▸ GIVEN INSTRUCTION
Pictures must not be retyped. Return exactly the lines from the one with "Write the matplotlib code for this chart." through the one with "ax = fig.add_axes([320", both included, and no others.

▸ RECORDS SHOWN
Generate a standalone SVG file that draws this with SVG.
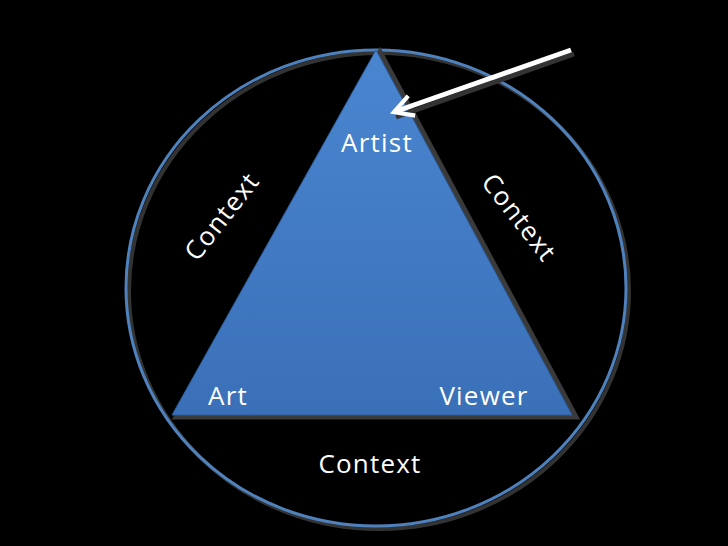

---

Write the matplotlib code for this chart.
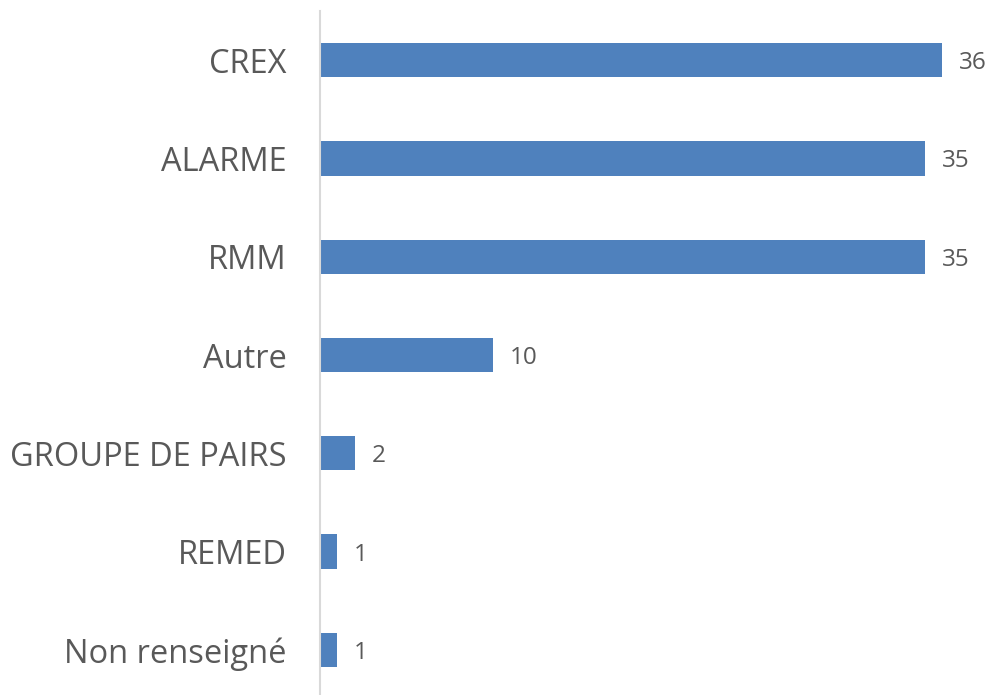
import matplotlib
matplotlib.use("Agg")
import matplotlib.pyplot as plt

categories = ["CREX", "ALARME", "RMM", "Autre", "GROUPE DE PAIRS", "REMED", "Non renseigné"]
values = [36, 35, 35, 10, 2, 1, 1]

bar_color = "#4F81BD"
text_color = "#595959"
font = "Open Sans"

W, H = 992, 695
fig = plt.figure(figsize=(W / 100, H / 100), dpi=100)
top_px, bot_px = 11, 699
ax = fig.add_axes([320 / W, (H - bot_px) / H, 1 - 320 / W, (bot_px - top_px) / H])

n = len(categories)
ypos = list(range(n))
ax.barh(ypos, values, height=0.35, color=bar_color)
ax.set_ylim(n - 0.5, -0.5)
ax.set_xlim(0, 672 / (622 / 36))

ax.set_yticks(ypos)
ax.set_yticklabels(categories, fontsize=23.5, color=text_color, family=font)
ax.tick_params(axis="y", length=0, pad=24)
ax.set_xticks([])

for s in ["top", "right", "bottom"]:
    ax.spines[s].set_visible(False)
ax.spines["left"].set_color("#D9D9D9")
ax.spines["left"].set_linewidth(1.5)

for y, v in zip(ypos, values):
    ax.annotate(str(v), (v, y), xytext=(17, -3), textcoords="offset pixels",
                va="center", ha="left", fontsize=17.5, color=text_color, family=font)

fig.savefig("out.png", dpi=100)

▸ RESPONSE TO THIS TASK
Write the matplotlib code for this chart.
import matplotlib
matplotlib.use("Agg")
import matplotlib.pyplot as plt

categories = ["CREX", "ALARME", "RMM", "Autre", "GROUPE DE PAIRS", "REMED", "Non renseigné"]
values = [36, 35, 35, 10, 2, 1, 1]

bar_color = "#4F81BD"
text_color = "#595959"
font = "Open Sans"

W, H = 992, 695
fig = plt.figure(figsize=(W / 100, H / 100), dpi=100)
top_px, bot_px = 11, 699
ax = fig.add_axes([320 / W, (H - bot_px) / H, 1 - 320 / W, (bot_px - top_px) / H])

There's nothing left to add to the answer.